Supplementary material-revised_Supplementary_for_respiration_clear_.docx (44.52 kB)
Download file

Supplementary Material for: Small Airway Dysfunction in Asthma Is Associated with Perceived Respiratory Symptoms, Non-Type 2 Airway Inflammation, and Poor Responses to Therapy

Download (44.52 kB)
posted on 23.04.2021, 08:54 by Liu Y., Zhang L., Li H.L., Liang B.M., Wang J., Zhang X., Chen Z.H., Zhang H.P., Xie M., Wang L., Wang G., Oliver B.G.

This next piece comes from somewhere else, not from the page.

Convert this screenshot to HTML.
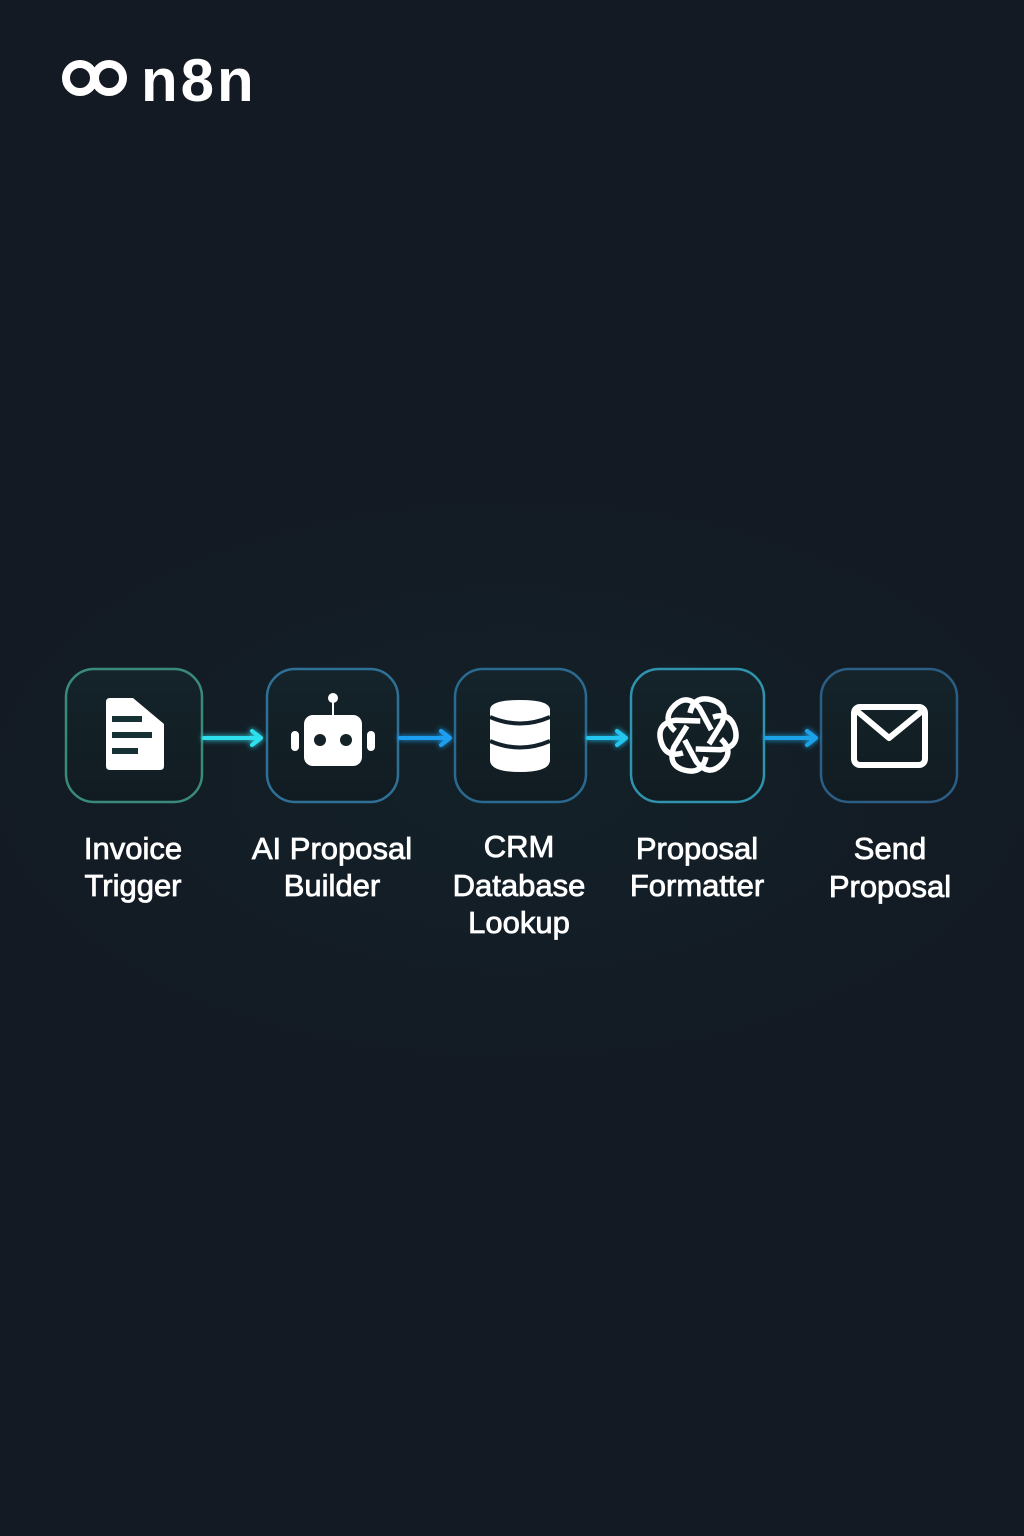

Background: Emerging evidence has indicated that small airway dysfunction (SAD) contributes to the clinical expression of asthma. Objectives: The aim of the study was to explore the relationships of SAD assessed by forced expiratory flow between 25 and 75% (FEF25–75%), with clinical and inflammatory profile and treatment responsiveness in asthma. Method: In study I, dyspnea intensity (Borg scale), chest tightness, wheezing and cough (visual analog scales, VASs), and pre- and post-methacholine challenge testing (MCT) were analyzed in asthma patients with SAD and non-SAD. In study II, asthma subjects with SAD and non-SAD underwent sputum induction, and inflammatory mediators in sputum were detected. Asthma patients with SAD and non-SAD receiving fixed treatments were prospectively followed up for 4 weeks in study III. Spirometry, Asthma Control Questionnaire (ACQ), and Asthma Control Test (ACT) were carried out to define treatment responsiveness. Results: SAD subjects had more elevated ΔVAS for dyspnea (p = 0.027) and chest tightness (p = 0.032) after MCT. Asthma patients with SAD had significantly elevated interferon (IFN)-γ in sputum (p < 0.05), and Spearman partial correlation found FEF25–75% significantly related to IFN-γ and interleukin-8 (both having p < 0.05). Furthermore, multivariable regression analysis indicated SAD was significantly associated with worse treatment responses (decrease in ACQ ≥0.5 and increase in ACT ≥3) (p = 0.022 and p = 0.032). Conclusions: This study indicates that SAD in asthma predisposes patients to greater dyspnea intensity and chest tightness during bronchoconstriction. SAD patients with asthma are characterized by non-type 2 inflammation that may account for poor responsiveness to therapy.